AN現代針灸治療

ANとは「にただあつし(似田敦)」のイニシャルです。現代医学的知見に基づいた私流の針灸治療の方法を解説しています。

古代中国人の脳と頭蓋の認識

2010-07-12 | 古典概念の現代的解釈
1.胴体は蒸籠、頭蓋は鼎
  古代中国医学において、胴体は三焦という名の蒸籠(せいろ)のような生命機械にたとえられることはすでに指摘した。今回は、頭蓋が鼎(かなえ)にたとえられることを説明する。

 鼎とは、古代中国の調理器具である。円筒形の容器の下に三本足のあるのが特徴で、この空間に火を入れ、肉を炒める時などに使われた。これを頭蓋にたとえれば、三本足とは、左右の胸鎖乳突筋と頸椎になる。正面からみると、顔のようで、取っ手は耳のように見える。「鼎の軽重をはかる」とのことわざがある。これは、相手の人物の器の大小を窺うといった意味で、鼎はしばしば擬人化され、権力や器量の象徴でもあった。



2.頭部における気と血の循環モデル
 頭蓋が胴体の上にあるように、蒸籠の上に鼎は据え付けられた。蒸籠上部の蒸気穴から出る熱い水蒸気が、鼎を底から温め、脳髄に気を供給する。

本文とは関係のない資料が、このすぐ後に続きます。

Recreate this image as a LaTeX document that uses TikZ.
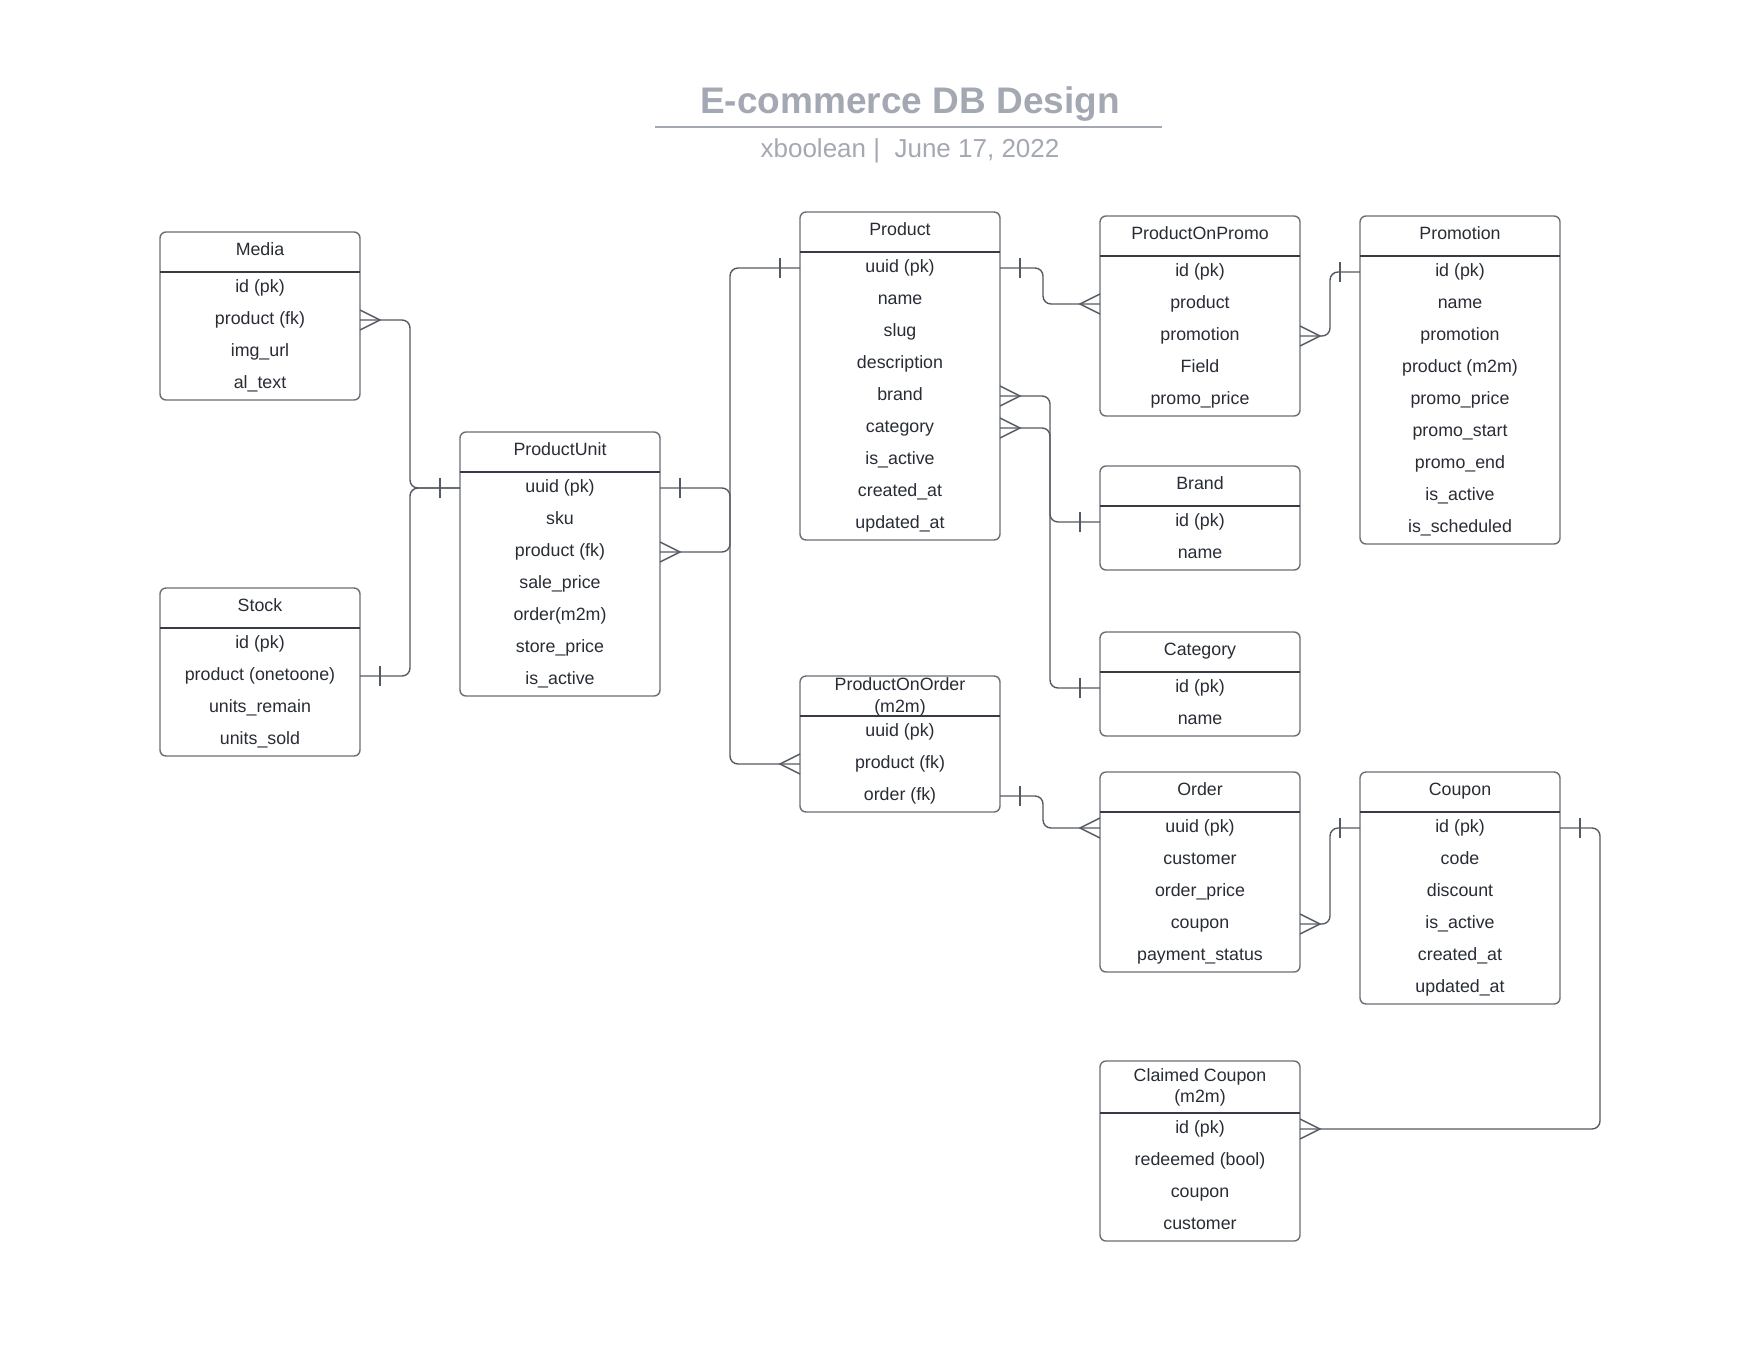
\documentclass[tikz,border=0pt]{standalone}
\usepackage{fontspec}
\setmainfont{Liberation Sans}
\usetikzlibrary{calc}
\definecolor{titlegray}{RGB}{163,168,178}
\definecolor{txt}{RGB}{40,44,52}
\definecolor{bord}{RGB}{105,110,118}
\definecolor{sepcol}{RGB}{55,60,68}
\definecolor{conncol}{RGB}{85,90,98}
\tikzset{
  tablebox/.style={draw=bord, line width=1.4pt, rounded corners=6pt, inner sep=0pt, outer sep=0pt, minimum width=200pt},
  sepline/.style={draw=sepcol, line width=1.3pt},
  titletext/.style={text=txt, font=\fontsize{17.8}{21.5}\selectfont, align=center, inner sep=0pt, text height=13pt, text depth=4pt},
  twoline/.style={text height=, text depth=},
  rowtext/.style={text=txt, font=\fontsize{17.8}{21.5}\selectfont, inner sep=0pt, outer sep=0pt, minimum width=200pt, text height=13pt, text depth=4pt},
  conn/.style={draw=conncol, line width=1.4pt, rounded corners=8pt},
  endmark/.style={draw=conncol, line width=1.4pt},
}
% #1 name, #2 left, #3 top, #4 header height, #5 number of rows, #6 title, #7 rows, #8 title style
\newcommand{\ertable}[8]{%
  \pgfmathsetmacro\tblH{#4+32*#5}%
  \node[tablebox, minimum height=\tblH pt, anchor=north west] (#1) at (#2,#3) {};
  \draw[sepline] ($(#1.north west)+(0,#4)$) -- ($(#1.north east)+(0,#4)$);
  \node[titletext, #8] (#1-t) at ($(#1.north)+(0,#4/2-1)$) {#6};
  \foreach \r [count=\i] in {#7} {
    \node[rowtext] (#1-\i) at ($(#1.north)+(0,#4+16+32*\i-32)$) {\r};
  }
}
\newcommand\tickE[1]{\draw[endmark] ($(#1.east)+(20,-10)$) -- ($(#1.east)+(20,10)$);}
\newcommand\tickW[1]{\draw[endmark] ($(#1.west)+(-20,-10)$) -- ($(#1.west)+(-20,10)$);}
\newcommand\crowE[1]{\draw[endmark] ($(#1.east)+(0,-10)$) -- ($(#1.east)+(20,0)$) -- ($(#1.east)+(0,10)$);}
\newcommand\crowW[1]{\draw[endmark] ($(#1.west)+(0,-10)$) -- ($(#1.west)+(-20,0)$) -- ($(#1.west)+(0,10)$);}
\begin{document}
\begin{tikzpicture}[x=1pt, y=-1pt]
\useasboundingbox (0,0) rectangle (1760,1360);
% heading
\node[font=\bfseries\fontsize{37}{44}\selectfont, text=titlegray, inner sep=0pt, anchor=base] (title) at (910,113) {E-commerce DB Design};
\coordinate (ruleL) at (655,127);
\coordinate (ruleR) at (1162,127);
\draw[titlegray, line width=2pt] (ruleL) -- (ruleR);
\node[font=\fontsize{26}{30}\selectfont, text=titlegray, inner sep=0pt, anchor=base] (subtitle) at (910,157) {xboolean |\ \ June 17, 2022};
% tables
\ertable{media}{160}{232}{40}{4}{Media}{id (pk),product (fk),img\_url,al\_text}{}
\ertable{stock}{160}{588}{40}{4}{Stock}{id (pk),product (onetoone),units\_remain,units\_sold}{}
\ertable{pu}{460}{432}{40}{7}{ProductUnit}{uuid (pk),sku,product (fk),sale\_price,order(m2m),store\_price,is\_active}{}
\ertable{prod}{800}{212}{40}{9}{Product}{uuid (pk),name,slug,description,brand,category,is\_active,created\_at,updated\_at}{}
\ertable{pop}{1100}{216}{40}{5}{ProductOnPromo}{id (pk),product,promotion,Field,promo\_price}{}
\ertable{promo}{1360}{216}{40}{9}{Promotion}{id (pk),name,promotion,product (m2m),promo\_price,promo\_start,promo\_end,is\_active,is\_scheduled}{}
\ertable{brand}{1100}{466}{40}{2}{Brand}{id (pk),name}{}
\ertable{cat}{1100}{632}{40}{2}{Category}{id (pk),name}{}
\ertable{poo}{800}{676}{40}{3}{ProductOnOrder\\(m2m)}{uuid (pk),product (fk),order (fk)}{twoline, yshift=-2pt}
\ertable{order}{1100}{772}{40}{5}{Order}{uuid (pk),customer,order\_price,coupon,payment\_status}{}
\ertable{coupon}{1360}{772}{40}{6}{Coupon}{id (pk),code,discount,is\_active,created\_at,updated\_at}{}
\ertable{cc}{1100}{1061}{52}{4}{Claimed Coupon\\(m2m)}{id (pk),redeemed (bool),coupon,customer}{twoline, yshift=-1.5pt}
% connectors
\draw[conn] (media-2.east) -- ++(50,0) |- (pu-1.west);
\crowE{media-2} \tickW{pu-1}
\draw[conn] (stock-2.east) -- ++(50,0) |- (pu-1.west);
\tickE{stock-2}
\draw[conn] (pu-1.east) -- ++(70,0) |- (poo-2.west);
\tickE{pu-1} \crowW{poo-2}
\draw[conn] (prod-1.west) -- ++(-70,0) |- (pu-3.east);
\tickW{prod-1} \crowE{pu-3}
\draw[conn] (prod-1.east) -- ++(43,0) |- (pop-2.west);
\tickE{prod-1} \crowW{pop-2}
\draw[conn] (prod-5.east) -- ++(50,0) |- (brand-1.west);
\crowE{prod-5} \tickW{brand-1}
\draw[conn] (prod-6.east) -- ++(50,0) |- (cat-1.west);
\crowE{prod-6} \tickW{cat-1}
\draw[conn] (pop-3.east) -- ++(30,0) |- (promo-1.west);
\crowE{pop-3} \tickW{promo-1}
\draw[conn] (poo-3.east) -- ++(43,0) |- (order-1.west);
\tickE{poo-3} \crowW{order-1}
\draw[conn] (order-4.east) -- ++(30,0) |- (coupon-1.west);
\crowE{order-4} \tickW{coupon-1}
\draw[conn] (coupon-1.east) -- ++(40,0) |- (cc-1.east);
\tickE{coupon-1} \crowE{cc-1}
\end{tikzpicture}
\end{document}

 脾が生成した血は、身体の血管中を循環するが、血管の一部は頭蓋に入り、脳髄に血を供給する。





3.脳髄の認識
1)運動機能の中枢
  「脳は髄の海」という言葉があるこれは、脳は髄の集合体といった意味である。骨髄と脳髄は、ともに骨に囲まれた中にあるという共通性がある。脊髄と骨髄の区別は考えな及ばなかった。したがって脳髄という場合、脳と脊髄の両方をさす。古人は、て腕や脚に力を入れると震えるという生理現象や、末梢神経麻痺の病態から、筋を動かす力は髄にあると推定したらしい。その髄が集まる脳は、脳卒中の半身不随やテンカン発作から類推して、運動機能の中枢と捉えたらしい。

※感情の起伏と心拍数は比例することから、精神作用は「心」の反応である。これを「心は神をつかさどる」と称した。神とは、情緒・感情などの精神作用をさす。意識・判断・思考なども心の作用と捉えるのが普通だが、そうであれば肝の作用と区別しにくくなるので、筆者はこの説を支持しない。情緒・感情とは現代生理学では、大脳辺縁系の作用(とくに大脳基底核の作用)とされている。筆者は肝は大脳新皮質の作用と考えている。他に心には、「心は血脈をつかさどる」とされ、これは現代医学と同じく、血液ポンプ作用とみなされる。

2)清竅のエネルギー源
 身体上部にある穴(耳・目・鼻・口)を、清竅という。脳髄から、これらの感覚器のは、細いパイプが通っていて、感覚器の生理機能を保持するためのエネルギー源として認識されてたらしい。テンカン発作の際、口から泡を吹いたり、脳疾患で盲や聾唖になるは、古代では清竅が塞がった結果だとされていた。

3)上述した1)と2)を総合すると、知覚(眼・耳・鼻・口)などの感覚神経→大脳→運動神経という伝導路をさす。  

4.頭痛の主な病態(東洋療法学校協会教科書「東洋医学臨床論」の分類に準拠した)
1)肝陽上亢
 蒸籠上部の蒸気穴から、乾いた熱い空気が出過ぎ、脳髄を襲う。
2)腎陽虚
 腎虚には、腎陰虚(腎水不足)と腎陽虚(火力低下により腎水が温まらない)の区別がある。腎陽虚では、水蒸気の発生量が減少し、
鼎に行く水蒸気量も減少するので、脳髄に気が十分至らない。
3)痰濁
 蒸籠や鼎の清掃不良で、垢や埃が内部に付着し、水蒸気の生成を妨げている。痰濁が清竅を塞げば、脳卒中発作になる。
4)オケツ
 頭部外傷などで、脳髄に入るべき血量が減少する。
5)気血両虚
 鼎に入る、蒸気量と血液量の両方の不足。
 気虚:清陽が頭に上がらない(≒低血圧)
 血虚:頭部を栄養できない(≒貧血)
 要するに、食べないので気力がでない。食べる気力もない。